──────── SUPPLIED INFORMATION
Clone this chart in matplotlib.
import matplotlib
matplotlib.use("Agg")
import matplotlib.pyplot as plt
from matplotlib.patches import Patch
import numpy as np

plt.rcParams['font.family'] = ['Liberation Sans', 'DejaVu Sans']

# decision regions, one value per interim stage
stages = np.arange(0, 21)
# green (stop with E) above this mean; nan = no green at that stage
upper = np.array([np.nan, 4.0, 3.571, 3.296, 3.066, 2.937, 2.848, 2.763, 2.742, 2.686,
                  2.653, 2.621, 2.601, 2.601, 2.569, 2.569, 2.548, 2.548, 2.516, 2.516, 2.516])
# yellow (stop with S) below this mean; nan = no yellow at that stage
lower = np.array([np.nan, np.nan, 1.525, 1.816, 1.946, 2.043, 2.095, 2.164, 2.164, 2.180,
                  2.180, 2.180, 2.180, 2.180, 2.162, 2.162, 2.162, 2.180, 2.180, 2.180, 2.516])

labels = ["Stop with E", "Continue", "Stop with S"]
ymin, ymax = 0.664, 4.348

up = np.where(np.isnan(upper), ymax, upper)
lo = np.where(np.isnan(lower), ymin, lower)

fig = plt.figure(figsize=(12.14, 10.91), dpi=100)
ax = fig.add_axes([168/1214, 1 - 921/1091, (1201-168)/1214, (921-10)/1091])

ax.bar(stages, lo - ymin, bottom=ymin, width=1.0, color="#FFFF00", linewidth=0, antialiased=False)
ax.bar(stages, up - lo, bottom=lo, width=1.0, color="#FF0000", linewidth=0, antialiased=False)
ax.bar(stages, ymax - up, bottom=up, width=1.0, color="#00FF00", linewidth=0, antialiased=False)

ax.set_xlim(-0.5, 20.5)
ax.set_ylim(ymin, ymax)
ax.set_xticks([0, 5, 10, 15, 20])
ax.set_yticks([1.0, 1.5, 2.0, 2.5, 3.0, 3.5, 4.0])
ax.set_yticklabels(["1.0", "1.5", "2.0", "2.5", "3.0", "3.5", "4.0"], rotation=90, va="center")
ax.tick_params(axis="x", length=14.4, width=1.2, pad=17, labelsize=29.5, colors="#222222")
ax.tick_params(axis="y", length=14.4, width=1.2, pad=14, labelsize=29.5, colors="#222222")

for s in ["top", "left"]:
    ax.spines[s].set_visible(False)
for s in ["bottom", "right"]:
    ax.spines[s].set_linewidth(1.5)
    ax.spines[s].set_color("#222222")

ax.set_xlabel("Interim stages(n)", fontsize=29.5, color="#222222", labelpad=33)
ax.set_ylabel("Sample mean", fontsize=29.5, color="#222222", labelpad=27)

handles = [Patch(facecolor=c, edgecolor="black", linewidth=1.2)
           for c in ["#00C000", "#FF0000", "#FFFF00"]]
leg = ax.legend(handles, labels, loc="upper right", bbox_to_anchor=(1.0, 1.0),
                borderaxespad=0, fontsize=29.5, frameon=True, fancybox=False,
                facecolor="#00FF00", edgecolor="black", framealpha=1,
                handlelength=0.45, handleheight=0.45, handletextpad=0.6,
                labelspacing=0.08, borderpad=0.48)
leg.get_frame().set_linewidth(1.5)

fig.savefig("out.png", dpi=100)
────────────────
──────── SUPPLIED INFORMATION
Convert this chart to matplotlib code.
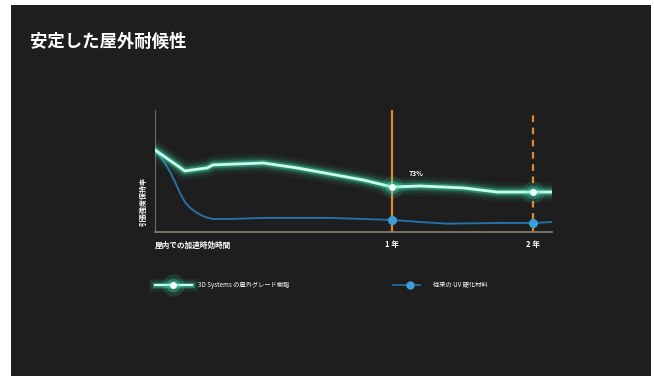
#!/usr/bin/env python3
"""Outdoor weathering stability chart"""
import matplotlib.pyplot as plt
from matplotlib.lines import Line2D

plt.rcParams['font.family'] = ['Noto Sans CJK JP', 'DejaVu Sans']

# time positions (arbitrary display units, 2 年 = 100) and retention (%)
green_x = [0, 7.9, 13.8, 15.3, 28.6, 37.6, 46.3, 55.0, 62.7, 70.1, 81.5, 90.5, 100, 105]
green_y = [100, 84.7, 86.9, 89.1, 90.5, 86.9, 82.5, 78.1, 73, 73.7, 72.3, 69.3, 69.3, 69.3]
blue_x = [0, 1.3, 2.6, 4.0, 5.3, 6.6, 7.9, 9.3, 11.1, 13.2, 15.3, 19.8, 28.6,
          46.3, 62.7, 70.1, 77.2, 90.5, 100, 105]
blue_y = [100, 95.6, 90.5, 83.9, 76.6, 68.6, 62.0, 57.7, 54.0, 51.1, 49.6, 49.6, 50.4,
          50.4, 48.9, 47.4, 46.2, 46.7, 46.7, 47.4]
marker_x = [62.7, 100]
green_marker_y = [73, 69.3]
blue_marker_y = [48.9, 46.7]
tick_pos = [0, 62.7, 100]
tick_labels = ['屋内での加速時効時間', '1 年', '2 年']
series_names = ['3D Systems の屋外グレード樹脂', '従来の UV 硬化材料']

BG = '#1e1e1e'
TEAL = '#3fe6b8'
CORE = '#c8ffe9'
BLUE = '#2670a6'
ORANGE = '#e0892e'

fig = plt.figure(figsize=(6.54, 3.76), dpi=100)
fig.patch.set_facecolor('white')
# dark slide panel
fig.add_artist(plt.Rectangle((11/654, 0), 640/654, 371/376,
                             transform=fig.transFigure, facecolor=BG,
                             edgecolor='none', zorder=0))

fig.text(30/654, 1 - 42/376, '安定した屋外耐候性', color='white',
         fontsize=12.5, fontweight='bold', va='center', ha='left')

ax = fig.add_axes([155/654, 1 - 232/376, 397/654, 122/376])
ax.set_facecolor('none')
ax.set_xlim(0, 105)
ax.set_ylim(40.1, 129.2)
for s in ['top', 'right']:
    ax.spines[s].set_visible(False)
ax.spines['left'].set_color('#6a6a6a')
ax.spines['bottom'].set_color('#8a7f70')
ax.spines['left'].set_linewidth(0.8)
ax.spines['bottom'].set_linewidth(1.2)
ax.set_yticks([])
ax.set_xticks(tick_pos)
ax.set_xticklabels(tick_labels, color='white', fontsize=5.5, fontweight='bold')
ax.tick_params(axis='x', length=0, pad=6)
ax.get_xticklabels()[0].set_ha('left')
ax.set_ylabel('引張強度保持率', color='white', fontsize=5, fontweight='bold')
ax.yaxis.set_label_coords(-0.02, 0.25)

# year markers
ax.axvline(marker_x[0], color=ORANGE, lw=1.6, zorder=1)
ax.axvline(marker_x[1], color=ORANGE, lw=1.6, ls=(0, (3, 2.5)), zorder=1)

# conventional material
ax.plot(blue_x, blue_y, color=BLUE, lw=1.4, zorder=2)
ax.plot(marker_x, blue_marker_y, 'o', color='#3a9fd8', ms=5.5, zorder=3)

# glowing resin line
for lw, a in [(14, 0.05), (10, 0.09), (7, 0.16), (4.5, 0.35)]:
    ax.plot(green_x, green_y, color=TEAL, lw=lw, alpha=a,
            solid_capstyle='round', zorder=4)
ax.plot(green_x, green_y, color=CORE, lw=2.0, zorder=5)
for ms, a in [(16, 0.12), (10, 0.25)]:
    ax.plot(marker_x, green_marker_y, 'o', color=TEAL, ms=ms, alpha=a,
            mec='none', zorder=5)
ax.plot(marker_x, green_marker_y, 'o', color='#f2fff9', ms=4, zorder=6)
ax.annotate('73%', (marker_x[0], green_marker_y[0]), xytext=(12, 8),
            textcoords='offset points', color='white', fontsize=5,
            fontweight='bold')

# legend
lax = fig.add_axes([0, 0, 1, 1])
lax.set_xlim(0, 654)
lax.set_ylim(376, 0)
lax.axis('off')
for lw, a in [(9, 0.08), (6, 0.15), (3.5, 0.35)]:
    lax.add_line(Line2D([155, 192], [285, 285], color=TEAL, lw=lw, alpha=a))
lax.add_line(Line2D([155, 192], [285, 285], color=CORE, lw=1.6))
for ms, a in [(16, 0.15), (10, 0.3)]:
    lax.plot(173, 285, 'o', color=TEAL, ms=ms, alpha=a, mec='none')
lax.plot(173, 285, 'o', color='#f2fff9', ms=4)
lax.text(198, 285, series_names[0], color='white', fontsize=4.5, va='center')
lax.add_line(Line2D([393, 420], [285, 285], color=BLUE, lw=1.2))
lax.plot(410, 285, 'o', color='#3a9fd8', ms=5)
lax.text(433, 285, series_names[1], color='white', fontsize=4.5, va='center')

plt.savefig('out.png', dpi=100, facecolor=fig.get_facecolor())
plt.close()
────────────────
## OBJECTIVE
Beginning with the line above that contains "Convert this chart to matplotlib code." and ending with the line that contains "(3, 2.5)), zorder=1)", quote each line exactly, keeping out the pictures.

## ANSWER TO THIS EXERCISE
Convert this chart to matplotlib code.
#!/usr/bin/env python3
"""Outdoor weathering stability chart"""
import matplotlib.pyplot as plt
from matplotlib.lines import Line2D

plt.rcParams['font.family'] = ['Noto Sans CJK JP', 'DejaVu Sans']

# time positions (arbitrary display units, 2 年 = 100) and retention (%)
green_x = [0, 7.9, 13.8, 15.3, 28.6, 37.6, 46.3, 55.0, 62.7, 70.1, 81.5, 90.5, 100, 105]
green_y = [100, 84.7, 86.9, 89.1, 90.5, 86.9, 82.5, 78.1, 73, 73.7, 72.3, 69.3, 69.3, 69.3]
blue_x = [0, 1.3, 2.6, 4.0, 5.3, 6.6, 7.9, 9.3, 11.1, 13.2, 15.3, 19.8, 28.6,
          46.3, 62.7, 70.1, 77.2, 90.5, 100, 105]
blue_y = [100, 95.6, 90.5, 83.9, 76.6, 68.6, 62.0, 57.7, 54.0, 51.1, 49.6, 49.6, 50.4,
          50.4, 48.9, 47.4, 46.2, 46.7, 46.7, 47.4]
marker_x = [62.7, 100]
green_marker_y = [73, 69.3]
blue_marker_y = [48.9, 46.7]
tick_pos = [0, 62.7, 100]
tick_labels = ['屋内での加速時効時間', '1 年', '2 年']
series_names = ['3D Systems の屋外グレード樹脂', '従来の UV 硬化材料']

BG = '#1e1e1e'
TEAL = '#3fe6b8'
CORE = '#c8ffe9'
BLUE = '#2670a6'
ORANGE = '#e0892e'

fig = plt.figure(figsize=(6.54, 3.76), dpi=100)
fig.patch.set_facecolor('white')
# dark slide panel
fig.add_artist(plt.Rectangle((11/654, 0), 640/654, 371/376,
                             transform=fig.transFigure, facecolor=BG,
                             edgecolor='none', zorder=0))

fig.text(30/654, 1 - 42/376, '安定した屋外耐候性', color='white',
         fontsize=12.5, fontweight='bold', va='center', ha='left')

ax = fig.add_axes([155/654, 1 - 232/376, 397/654, 122/376])
ax.set_facecolor('none')
ax.set_xlim(0, 105)
ax.set_ylim(40.1, 129.2)
for s in ['top', 'right']:
    ax.spines[s].set_visible(False)
ax.spines['left'].set_color('#6a6a6a')
ax.spines['bottom'].set_color('#8a7f70')
ax.spines['left'].set_linewidth(0.8)
ax.spines['bottom'].set_linewidth(1.2)
ax.set_yticks([])
ax.set_xticks(tick_pos)
ax.set_xticklabels(tick_labels, color='white', fontsize=5.5, fontweight='bold')
ax.tick_params(axis='x', length=0, pad=6)
ax.get_xticklabels()[0].set_ha('left')
ax.set_ylabel('引張強度保持率', color='white', fontsize=5, fontweight='bold')
ax.yaxis.set_label_coords(-0.02, 0.25)

# year markers
ax.axvline(marker_x[0], color=ORANGE, lw=1.6, zorder=1)
ax.axvline(marker_x[1], color=ORANGE, lw=1.6, ls=(0, (3, 2.5)), zorder=1)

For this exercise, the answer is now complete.